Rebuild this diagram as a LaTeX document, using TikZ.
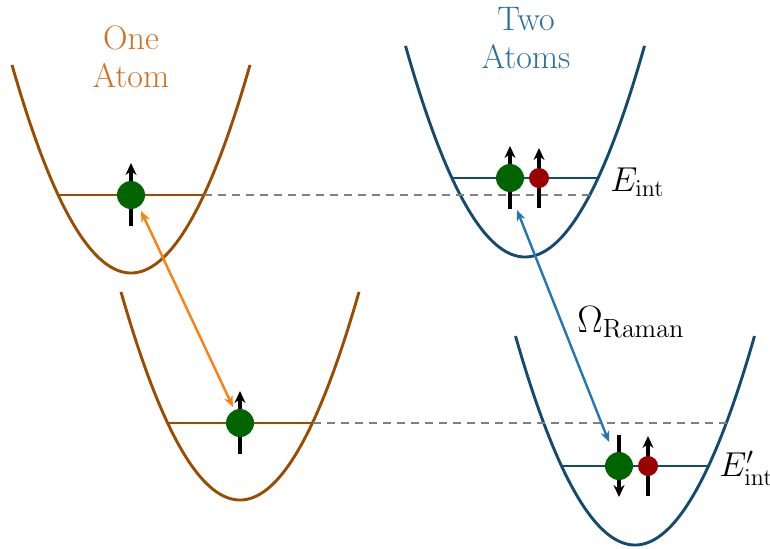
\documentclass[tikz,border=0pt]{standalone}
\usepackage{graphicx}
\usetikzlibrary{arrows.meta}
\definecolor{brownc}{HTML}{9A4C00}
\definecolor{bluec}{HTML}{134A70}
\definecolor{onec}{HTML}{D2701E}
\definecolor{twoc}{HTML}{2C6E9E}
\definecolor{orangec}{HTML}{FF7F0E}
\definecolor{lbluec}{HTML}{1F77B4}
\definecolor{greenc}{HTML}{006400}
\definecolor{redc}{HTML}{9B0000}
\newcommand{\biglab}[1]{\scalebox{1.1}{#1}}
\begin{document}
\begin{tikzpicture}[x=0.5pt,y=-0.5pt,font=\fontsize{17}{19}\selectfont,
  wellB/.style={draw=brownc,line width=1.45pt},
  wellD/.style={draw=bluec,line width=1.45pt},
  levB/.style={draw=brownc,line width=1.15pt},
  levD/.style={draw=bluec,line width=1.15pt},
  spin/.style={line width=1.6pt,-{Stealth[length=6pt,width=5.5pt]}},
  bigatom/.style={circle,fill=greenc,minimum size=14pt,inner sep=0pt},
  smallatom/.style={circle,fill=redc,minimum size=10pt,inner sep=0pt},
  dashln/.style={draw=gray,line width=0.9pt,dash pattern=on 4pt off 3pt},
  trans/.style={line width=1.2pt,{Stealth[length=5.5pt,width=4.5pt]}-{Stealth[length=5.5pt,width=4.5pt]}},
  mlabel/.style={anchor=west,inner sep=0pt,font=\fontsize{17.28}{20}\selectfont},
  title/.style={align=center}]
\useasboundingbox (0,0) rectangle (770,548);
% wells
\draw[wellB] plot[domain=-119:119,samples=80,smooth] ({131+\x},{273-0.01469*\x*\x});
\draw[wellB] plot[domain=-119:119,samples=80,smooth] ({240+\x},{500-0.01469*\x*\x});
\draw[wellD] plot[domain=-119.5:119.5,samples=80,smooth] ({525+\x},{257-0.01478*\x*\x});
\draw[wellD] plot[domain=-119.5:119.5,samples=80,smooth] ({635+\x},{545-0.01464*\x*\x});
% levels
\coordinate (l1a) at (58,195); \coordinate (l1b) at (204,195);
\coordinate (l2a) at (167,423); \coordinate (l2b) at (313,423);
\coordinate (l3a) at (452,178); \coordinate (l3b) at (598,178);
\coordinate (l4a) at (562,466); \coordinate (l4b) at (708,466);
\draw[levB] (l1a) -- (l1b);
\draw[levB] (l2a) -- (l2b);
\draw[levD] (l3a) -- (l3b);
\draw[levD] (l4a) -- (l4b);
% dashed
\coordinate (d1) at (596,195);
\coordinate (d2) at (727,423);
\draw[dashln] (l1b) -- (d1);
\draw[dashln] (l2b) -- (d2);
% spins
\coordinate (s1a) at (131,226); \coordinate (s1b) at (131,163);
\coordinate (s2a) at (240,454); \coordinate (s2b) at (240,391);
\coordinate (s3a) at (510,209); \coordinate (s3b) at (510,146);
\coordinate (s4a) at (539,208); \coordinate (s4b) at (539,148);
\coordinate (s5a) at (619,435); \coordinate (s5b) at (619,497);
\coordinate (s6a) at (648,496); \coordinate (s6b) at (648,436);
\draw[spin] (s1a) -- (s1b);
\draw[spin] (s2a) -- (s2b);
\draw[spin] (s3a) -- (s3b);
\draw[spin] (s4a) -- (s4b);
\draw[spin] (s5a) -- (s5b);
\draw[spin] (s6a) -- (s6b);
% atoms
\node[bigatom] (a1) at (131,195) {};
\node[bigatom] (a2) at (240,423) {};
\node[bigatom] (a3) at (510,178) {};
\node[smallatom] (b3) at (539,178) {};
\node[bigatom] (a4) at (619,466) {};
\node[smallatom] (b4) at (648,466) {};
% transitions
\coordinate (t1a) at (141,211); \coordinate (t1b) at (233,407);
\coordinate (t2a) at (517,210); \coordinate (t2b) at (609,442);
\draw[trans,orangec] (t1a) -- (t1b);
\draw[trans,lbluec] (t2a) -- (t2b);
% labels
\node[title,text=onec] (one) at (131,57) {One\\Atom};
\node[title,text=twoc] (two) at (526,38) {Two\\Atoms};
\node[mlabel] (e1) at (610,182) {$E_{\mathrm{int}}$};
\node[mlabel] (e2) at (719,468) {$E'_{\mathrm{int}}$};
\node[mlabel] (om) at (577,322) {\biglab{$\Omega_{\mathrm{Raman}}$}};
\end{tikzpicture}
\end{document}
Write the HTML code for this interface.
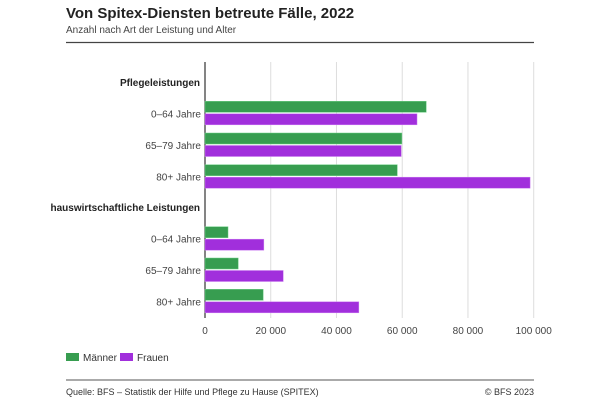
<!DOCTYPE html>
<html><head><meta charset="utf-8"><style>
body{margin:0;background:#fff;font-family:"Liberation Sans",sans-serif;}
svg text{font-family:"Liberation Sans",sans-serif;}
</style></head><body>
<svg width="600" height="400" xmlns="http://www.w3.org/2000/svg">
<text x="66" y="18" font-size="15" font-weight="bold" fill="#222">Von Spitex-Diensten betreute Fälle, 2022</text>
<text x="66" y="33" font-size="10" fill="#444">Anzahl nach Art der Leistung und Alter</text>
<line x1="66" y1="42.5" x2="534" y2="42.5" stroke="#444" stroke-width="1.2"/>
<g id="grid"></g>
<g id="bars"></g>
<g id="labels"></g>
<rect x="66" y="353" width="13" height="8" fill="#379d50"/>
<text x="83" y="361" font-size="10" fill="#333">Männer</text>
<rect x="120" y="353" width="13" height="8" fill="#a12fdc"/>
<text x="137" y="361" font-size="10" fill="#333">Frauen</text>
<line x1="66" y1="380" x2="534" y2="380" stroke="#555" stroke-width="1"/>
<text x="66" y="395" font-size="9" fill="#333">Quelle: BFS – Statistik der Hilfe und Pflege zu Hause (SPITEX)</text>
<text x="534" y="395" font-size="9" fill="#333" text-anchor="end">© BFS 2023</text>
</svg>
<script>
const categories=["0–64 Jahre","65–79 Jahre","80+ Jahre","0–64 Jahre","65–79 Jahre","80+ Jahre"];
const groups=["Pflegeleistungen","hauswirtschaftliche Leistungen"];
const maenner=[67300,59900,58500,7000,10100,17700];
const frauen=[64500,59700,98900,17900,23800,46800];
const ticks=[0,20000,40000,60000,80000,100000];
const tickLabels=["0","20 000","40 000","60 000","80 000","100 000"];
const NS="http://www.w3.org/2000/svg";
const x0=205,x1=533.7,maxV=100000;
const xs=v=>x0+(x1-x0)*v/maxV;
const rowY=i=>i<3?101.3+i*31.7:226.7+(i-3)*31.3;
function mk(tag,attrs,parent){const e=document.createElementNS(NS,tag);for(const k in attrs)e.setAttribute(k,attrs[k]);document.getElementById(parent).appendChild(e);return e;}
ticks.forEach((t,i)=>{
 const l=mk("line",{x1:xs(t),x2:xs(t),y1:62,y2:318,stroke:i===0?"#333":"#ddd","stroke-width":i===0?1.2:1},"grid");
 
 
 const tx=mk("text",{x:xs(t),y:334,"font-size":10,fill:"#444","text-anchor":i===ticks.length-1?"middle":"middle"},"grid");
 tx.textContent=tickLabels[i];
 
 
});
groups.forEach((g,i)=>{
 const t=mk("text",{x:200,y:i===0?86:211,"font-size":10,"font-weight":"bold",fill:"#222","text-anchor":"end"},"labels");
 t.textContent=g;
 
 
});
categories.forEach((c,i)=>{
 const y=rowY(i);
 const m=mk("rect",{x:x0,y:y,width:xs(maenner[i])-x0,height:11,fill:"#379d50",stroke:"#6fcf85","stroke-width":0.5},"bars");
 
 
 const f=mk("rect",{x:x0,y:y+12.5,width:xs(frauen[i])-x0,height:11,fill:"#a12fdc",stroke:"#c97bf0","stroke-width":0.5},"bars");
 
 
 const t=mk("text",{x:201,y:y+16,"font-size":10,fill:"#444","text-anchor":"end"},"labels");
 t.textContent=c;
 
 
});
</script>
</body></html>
+-------+
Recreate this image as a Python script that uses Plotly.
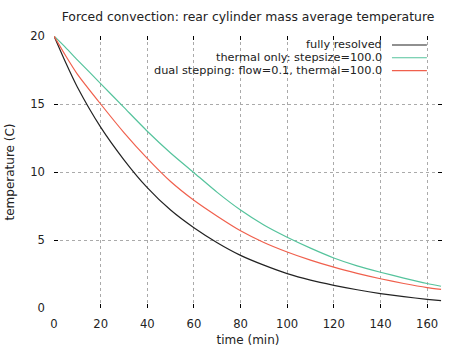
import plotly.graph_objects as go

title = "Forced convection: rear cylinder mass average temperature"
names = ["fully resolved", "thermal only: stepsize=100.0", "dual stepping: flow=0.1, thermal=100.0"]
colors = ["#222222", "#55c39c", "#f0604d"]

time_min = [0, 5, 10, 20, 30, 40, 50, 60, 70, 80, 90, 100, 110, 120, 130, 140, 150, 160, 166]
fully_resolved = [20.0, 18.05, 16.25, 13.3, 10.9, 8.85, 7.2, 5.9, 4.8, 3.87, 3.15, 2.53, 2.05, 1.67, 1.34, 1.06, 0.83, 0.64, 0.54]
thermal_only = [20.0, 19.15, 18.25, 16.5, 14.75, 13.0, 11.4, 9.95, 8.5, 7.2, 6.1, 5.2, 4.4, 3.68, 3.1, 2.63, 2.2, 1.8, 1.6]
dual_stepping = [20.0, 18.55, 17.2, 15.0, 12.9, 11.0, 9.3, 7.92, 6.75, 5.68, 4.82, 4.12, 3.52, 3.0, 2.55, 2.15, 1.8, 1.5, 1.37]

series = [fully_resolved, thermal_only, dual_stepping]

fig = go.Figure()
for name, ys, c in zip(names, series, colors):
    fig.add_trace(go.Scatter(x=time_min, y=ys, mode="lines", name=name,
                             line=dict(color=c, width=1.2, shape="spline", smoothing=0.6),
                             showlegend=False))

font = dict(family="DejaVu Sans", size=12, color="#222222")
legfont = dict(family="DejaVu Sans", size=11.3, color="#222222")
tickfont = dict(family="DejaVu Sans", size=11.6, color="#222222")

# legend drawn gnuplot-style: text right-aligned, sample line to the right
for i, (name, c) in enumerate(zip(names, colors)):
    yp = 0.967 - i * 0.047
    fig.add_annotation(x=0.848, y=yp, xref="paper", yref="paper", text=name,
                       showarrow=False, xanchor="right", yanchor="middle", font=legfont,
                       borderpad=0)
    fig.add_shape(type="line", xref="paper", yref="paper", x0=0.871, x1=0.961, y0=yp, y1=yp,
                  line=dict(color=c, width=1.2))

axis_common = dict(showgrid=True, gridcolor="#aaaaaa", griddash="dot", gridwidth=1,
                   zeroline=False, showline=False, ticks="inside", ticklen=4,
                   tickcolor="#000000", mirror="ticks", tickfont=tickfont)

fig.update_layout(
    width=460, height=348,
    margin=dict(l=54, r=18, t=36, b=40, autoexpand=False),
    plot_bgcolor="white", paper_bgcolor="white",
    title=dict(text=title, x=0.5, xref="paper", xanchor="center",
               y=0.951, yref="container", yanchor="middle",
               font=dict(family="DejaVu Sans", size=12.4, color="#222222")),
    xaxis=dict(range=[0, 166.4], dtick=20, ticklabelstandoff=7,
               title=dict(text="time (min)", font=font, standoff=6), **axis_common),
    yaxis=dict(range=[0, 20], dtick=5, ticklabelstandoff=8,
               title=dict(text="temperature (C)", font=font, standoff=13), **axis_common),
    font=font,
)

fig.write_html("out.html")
+-------+
- Stated goal
Return exactly the lines from the one with "Recreate this image" to the one with "import plotly.graph_objects as go", inclusive, and nothing else; skip the pictures.

- Full output
Recreate this image as a Python script that uses Plotly.
import plotly.graph_objects as go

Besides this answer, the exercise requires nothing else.